Beatriz Maurício, a frequentar o mestrado em Ciências Gastronómicas da Nova FCT (Faculdade de Ciências e Tecnologia) leva sabor e apresentação à dieta hospitalar em Moçambique, projeto que já transformou a hora das refeições no Hospital Geral de Nacala.
"Parece que estamos no restaurante", diz a nutricionista e docente da Universidade Lúrio, em Nampula, descrevendo a reação dos doentes internados no hospital geral de Nacala, onde as portas se abriram para este projeto, desenvolvido a pensar na relação entre alimentação e saúde, em contexto hospitalar.
"Começámos por recriar as cinco refeições que o hospital servia, mas neste momento já elaborámos um manual de receitas, desenvolvendo 14 receitas com produtos locais e acessíveis", explica Beatriz Maurício, falando de pratos que vão desde a "feijoada com arroz ao guisado de frango, ou do caril de peixe com chima (massa de milho) ao peixe frito com esparguete".
Mas o primeiro desafio foi equipar o hospital com alguns materiais básicos "micro-ondas, porque a temperatura dos alimentos é importante, varinhas mágicas, liquidificadores e até bacias e panelas", numa extensa lista que inclui escamadores de peixe, tábuas de corte, copos medidores, peneiras e coadores, entre outros.
Para alcançar este objetivo, a nutricionista contou com doações de uma empresa local e lançou uma campanha online "Cozinhar com Dignidade", ainda disponível, além do seu próprio dinheiro e da ajuda financeira dos dois orientadores do mestrado.

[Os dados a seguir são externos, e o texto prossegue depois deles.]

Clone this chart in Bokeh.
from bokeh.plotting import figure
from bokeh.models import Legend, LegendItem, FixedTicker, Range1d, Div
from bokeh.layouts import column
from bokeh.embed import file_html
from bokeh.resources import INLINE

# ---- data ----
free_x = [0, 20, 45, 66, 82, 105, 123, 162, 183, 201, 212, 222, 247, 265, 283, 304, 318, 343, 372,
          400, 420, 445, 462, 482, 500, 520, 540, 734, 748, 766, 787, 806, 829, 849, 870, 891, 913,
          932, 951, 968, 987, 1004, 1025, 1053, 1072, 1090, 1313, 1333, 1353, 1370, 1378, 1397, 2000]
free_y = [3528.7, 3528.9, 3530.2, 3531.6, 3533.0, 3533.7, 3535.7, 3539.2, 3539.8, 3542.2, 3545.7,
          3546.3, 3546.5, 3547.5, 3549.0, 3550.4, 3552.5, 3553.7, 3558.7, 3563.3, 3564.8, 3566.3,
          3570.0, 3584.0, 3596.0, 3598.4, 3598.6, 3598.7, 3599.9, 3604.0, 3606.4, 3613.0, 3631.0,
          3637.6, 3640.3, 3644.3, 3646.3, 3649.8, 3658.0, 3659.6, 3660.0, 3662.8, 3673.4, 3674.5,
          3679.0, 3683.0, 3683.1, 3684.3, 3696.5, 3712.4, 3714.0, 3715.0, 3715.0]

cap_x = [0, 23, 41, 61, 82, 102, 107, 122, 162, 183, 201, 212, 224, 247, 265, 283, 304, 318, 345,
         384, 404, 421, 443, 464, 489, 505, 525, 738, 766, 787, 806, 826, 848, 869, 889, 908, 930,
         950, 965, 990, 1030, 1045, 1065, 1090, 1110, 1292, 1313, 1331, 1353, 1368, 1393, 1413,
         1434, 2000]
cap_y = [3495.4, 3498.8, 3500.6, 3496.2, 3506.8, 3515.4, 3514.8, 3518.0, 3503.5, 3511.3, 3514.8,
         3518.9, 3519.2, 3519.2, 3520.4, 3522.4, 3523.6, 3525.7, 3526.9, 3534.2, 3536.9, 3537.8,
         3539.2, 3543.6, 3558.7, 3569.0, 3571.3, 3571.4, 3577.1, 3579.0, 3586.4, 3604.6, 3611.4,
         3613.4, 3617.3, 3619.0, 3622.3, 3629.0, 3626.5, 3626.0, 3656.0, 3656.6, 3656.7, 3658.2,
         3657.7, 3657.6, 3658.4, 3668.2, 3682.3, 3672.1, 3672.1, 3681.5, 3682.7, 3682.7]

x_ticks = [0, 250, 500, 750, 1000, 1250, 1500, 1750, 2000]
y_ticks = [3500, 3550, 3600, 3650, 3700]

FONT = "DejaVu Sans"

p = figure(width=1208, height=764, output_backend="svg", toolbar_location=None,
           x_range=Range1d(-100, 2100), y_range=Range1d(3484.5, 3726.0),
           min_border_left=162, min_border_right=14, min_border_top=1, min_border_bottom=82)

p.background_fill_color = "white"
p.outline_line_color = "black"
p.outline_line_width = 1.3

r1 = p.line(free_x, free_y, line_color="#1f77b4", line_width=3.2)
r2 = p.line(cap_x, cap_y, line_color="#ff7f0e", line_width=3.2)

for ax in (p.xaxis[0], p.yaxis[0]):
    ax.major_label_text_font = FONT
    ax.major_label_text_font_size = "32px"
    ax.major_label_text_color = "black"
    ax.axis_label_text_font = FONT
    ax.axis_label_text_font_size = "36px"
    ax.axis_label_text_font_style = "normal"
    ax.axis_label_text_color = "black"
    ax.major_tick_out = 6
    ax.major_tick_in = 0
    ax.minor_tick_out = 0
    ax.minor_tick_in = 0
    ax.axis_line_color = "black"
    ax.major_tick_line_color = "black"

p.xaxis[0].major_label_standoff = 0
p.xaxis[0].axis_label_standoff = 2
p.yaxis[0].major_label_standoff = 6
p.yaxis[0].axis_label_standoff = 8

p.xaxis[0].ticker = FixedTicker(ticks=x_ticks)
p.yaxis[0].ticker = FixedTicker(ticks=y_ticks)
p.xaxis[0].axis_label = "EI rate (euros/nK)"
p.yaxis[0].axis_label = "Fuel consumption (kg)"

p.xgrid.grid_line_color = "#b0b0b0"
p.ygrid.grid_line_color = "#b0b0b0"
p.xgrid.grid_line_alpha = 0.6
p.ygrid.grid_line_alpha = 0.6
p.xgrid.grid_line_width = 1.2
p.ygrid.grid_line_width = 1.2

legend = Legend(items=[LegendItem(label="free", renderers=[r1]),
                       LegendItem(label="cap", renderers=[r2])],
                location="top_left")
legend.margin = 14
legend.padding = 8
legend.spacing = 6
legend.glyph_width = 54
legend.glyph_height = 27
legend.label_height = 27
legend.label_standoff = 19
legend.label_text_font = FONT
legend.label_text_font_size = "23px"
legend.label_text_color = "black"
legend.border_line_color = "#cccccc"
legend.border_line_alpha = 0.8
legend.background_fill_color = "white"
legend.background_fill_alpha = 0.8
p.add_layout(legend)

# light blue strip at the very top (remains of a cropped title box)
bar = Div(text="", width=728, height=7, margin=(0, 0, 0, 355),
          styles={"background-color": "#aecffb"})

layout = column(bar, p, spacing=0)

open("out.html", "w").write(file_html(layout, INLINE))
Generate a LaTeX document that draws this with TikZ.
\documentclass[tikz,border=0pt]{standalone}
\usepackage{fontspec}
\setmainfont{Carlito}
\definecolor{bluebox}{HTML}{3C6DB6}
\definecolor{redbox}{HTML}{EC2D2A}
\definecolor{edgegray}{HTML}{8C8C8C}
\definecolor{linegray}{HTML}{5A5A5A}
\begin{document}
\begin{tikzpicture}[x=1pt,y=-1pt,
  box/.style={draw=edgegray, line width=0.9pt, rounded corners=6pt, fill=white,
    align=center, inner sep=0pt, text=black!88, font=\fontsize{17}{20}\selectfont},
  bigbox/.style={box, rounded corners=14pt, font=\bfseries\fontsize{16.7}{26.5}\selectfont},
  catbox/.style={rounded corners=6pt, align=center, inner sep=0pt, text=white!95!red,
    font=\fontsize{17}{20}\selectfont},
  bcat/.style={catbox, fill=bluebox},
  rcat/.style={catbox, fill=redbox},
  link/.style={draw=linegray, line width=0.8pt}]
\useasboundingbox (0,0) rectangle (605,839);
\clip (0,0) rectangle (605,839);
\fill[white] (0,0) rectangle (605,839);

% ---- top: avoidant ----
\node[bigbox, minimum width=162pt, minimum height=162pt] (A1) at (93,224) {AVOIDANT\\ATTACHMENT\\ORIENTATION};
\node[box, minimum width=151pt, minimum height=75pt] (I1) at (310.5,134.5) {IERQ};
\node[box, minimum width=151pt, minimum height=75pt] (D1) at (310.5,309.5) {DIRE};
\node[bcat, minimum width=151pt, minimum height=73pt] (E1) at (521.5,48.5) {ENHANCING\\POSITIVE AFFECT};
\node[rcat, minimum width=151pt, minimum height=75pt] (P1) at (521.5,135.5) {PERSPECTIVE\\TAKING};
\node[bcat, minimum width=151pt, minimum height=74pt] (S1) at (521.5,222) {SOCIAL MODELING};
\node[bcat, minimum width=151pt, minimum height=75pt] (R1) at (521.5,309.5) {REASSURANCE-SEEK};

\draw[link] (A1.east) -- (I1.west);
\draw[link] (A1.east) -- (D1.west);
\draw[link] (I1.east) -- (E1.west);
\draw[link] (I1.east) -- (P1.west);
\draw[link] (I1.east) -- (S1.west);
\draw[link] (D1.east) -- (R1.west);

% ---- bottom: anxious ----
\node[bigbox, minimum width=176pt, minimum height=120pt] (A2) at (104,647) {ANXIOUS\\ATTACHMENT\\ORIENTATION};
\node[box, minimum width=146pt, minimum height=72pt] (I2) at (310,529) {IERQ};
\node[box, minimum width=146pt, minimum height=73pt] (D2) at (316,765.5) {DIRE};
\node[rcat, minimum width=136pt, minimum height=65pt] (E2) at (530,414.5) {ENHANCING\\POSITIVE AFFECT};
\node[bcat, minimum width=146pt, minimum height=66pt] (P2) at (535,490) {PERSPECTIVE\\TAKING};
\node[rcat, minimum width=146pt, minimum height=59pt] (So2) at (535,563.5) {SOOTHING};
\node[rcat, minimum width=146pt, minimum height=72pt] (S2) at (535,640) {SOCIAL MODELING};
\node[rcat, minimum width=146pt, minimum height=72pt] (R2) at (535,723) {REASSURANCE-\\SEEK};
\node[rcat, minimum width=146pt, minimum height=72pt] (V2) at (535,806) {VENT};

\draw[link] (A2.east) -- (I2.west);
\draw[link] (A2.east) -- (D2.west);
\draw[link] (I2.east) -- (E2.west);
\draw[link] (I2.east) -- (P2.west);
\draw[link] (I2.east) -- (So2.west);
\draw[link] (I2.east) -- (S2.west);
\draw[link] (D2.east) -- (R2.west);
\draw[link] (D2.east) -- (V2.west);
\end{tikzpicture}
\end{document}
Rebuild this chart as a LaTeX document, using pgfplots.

A formação do pessoal da Unidade de Nutrição Alimentar do hospital geral de Nacala foi o passo seguinte, envolvendo tarefas como "a limpeza correta das mãos, o corte dos alimentos, a abordagem ao doente".
A nutricionista moçambicana refere procedimentos básicos, mas desconhecidos para alguns dos 13 colaboradores ( nutricionistas, cozinheiros e copeiros) como "um simples corte de juliana ou o corte correto da cebola ou ainda a substituição de alimentos como o feijão manteiga por feijão frade ou feijão ervilha, procurando sempre produtos da região e acessíveis".
Para Beatriz Maurício, este projeto vai muito para além da confeção de ementas saudáveis e nutritivas porque "cozinhar num hospital é cozinhar com um propósito, e eles devem entender que o seu trabalho é uma missão e precisam de entender ainda que este trabalho ajuda na melhoria daquele doente internado".
A aluna de mestrado realça a importância de um atendimento humanizado e digno que contribua para a satisfação e recuperação dos doentes.
Satisfeita com os resultados alcançados até agora, e com a reação dos doentes, diz que houve até quem "pedisse para ser fotografado durante a refeição" e que muitos disseram: "parece que estamos num restaurante".
A nutricionista, que frequenta o mestrado em Ciências Gastronómicas (o único em Portugal) do departamento de química da Nova FCT, com uma bolsa do instituto Camões, explica a escolha, por conciliar as três áreas que a definem "nutrição, gastronomia e bem estar da população".
Quanto ao hospital de Nacala, foi aquele que "abriu as portas", permitindo também um acompanhamento mais próximo, já que Beatriz Maurício é da região e exerce funções de docente na Universidade Lúrio, em Nampula.
A ambição é alargar o projeto a outros hospitais, sensibilizando o Governo de Moçambique para a importância destas intervenções na saúde pública.
"Eu gostava que o hospital de Nacala fosse um hospital de referência nos serviços de nutrição e dietética", diz Beatriz Maurício cujo objetivo é adaptar este modelo no país, desenvolvendo mais formações.
Lembrando que o seu projeto está alinhado com a política de segurança alimentar e nutricional, lançada em Moçambique, na qual se refere a necessidade de fortalecer e de melhorar a capacidade técnica dos provedores de saúde, a nutricionista admite um novo desafio: “Quando voltar, o meu desafio é procurar o Governo para tentarem perceber a importância deste trabalho. E poder continuar com mais formações".